Research on user personas in the Personal Credit Reference System is limited but increasing, and a clustering algorithm is often used to classify users. Clustering algorithms are based on the measure of distance, and can be divided into four categories: hierarchical clustering, segmented clustering, mixed clustering, and grid clustering. For large datasets, KNN hierarchical clustering is shown to be the most widely used algorithm. Current research focuses on selection of the initial point and algorithm performance enhancements, but it is clear that the KNN algorithm always deals with numeric attributes. For frequency attributes, this algorithm is shown to be invalid, which greatly limits its application.
Meanwhile, there are many numeric attributes in the Credit Reference, such as the number of loans, the number of credit cards, and the number of mortgages. These are variables of distance difference and cannot be effectively measured using value, making this a Hybrid Intelligent System [1]. Similarly, it can be found that combination of demographic similarity and cosine similarity between users is a real problem for Intelligent Systems [2]. Thus, according to the fusion theory, KNN clustering based on Euclidean distance measure does not provide an effective solution for such customer classification problems. Because the traditional KNN is based on Euclidean distance, and Euclidean distance is calculated by variance, which measures the numeric difference between data value, while the actual frequency difference cannot be effectively described by variance. For example, there is a variable named “the number of query”, we can calculate the Euclidean distance between samples by its mean and variance, but it is meaningless, from the record, we know there are only positive integers in this variable, and intuitive difference between five queries and zero queries is 5, not the Euclidean distance.
To address this research gap, we explored the Sugeno measure under two sets of sequences, and then constructed a KNN cluster based on the Sugeno distance. We defined the set upper limit as the threshold for cluster combination. This new algorithm has a smaller distance error when dealing with ordered variables through theoretical analysis. Compared with the cluster based on Euclidean distance, Cityblock distance and Correlation distance it can be found that this hybrid algorithm is more accurate for exploring user personas.
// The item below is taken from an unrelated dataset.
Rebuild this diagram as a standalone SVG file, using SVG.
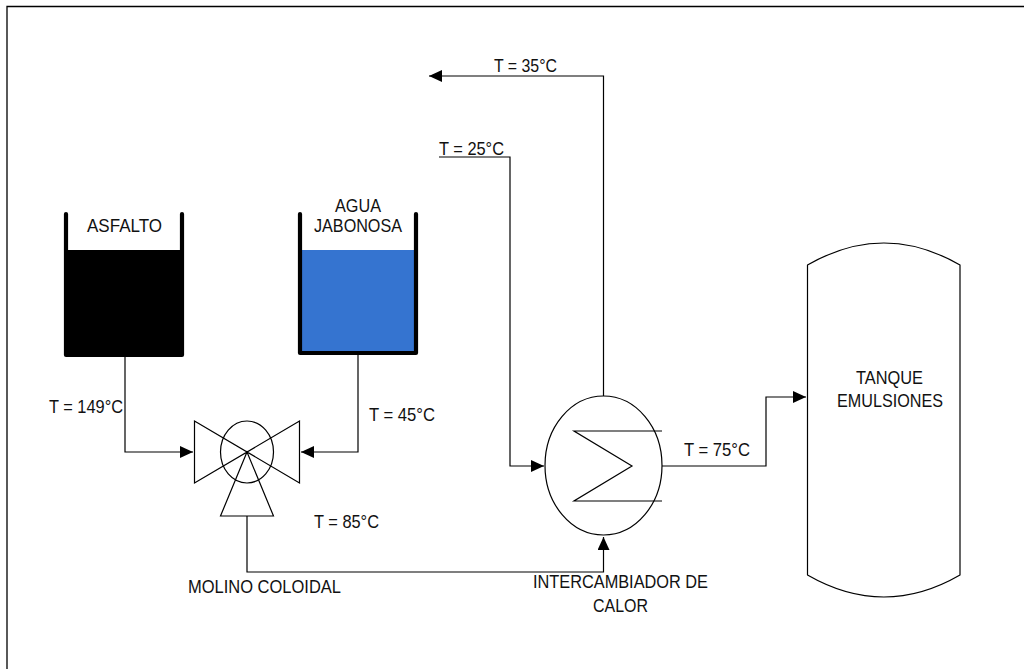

This article is divided into six parts. This introductory part has explained the problem. The next part summarizes the research related to this topic. The third part focuses on the calculation of distance under the Sugeno measure and designs a dynamic clustering algorithm. The fourth part carries out experiments on the Personal Credit Systems using Sugeno distance and KNN dynamic algorithm. In the fifth part, the clustering results of this hybrid algorithm are compared with Kmeans, and preliminary robust check of different distances are summarized. The last part discusses the findings of this study and provides a conclusion.
Literature review
Current research on the Personal Credit Reference System is relatively scarce. Many previous research efforts focused on the description of consumer credit behavior, including studies by Mikhed and Vogan [3]. According to the findings of Mikhed and Vogan, a clustering algorithm is often used to analyze consumer characteristics.
Clustering algorithms can be divided into four categories: hierarchical clustering, segmented clustering, mixed clustering, and grid clustering, as discussed by Bonchi, Garcia-Soriano, & Liberty [4] who found KNN hierarchical clustering to be the most widely used algorithm. Current research focuses on the selection of initial settings [5–10] and algorithm performance enhancements [11–15]. Scholars usually think that KNN algorithm has less ability to deal with the sample set with large density difference. Bhattacharya, Ghosh and Chowdhury [16] propose similarity function using this affinity function to classify the test patterns and then use KNN to conduct clustering. They gave a basic idea of improvement, which can be adopted by using different distance and separating clustering process. In the research of Deng, et al. [17], they argue that KNN is a lazy learning algorithm, so they propose to conduct a KNN clustering to separate the whole dataset into several parts at first, and then based on these separate parts, they let KNN to learn, and with big data sets their experiments show better performance. Later, Chen, et al. [18] find that KNN algorithm has the ability to deal with density difference problem. Gou, et al. [19] propose local mean representation-based k-nearest neighbor classifier, which they think will be better for small training samples and more robust with different density, but they only conduct experiments with UCI data. According to the research of Zhang, et al. [20], they use correlation matrix to reconstruct KNN algorithm by training data to assign different k values to different test data points, they also find that the KNN algorithm can only deal with numeric attributes, and for frequency attributes this algorithm is tested to be ineffective, greatly limiting its application. Jo and Hwang [21] find that KNN can classify text through string vectors, which have a good performance in text summarization.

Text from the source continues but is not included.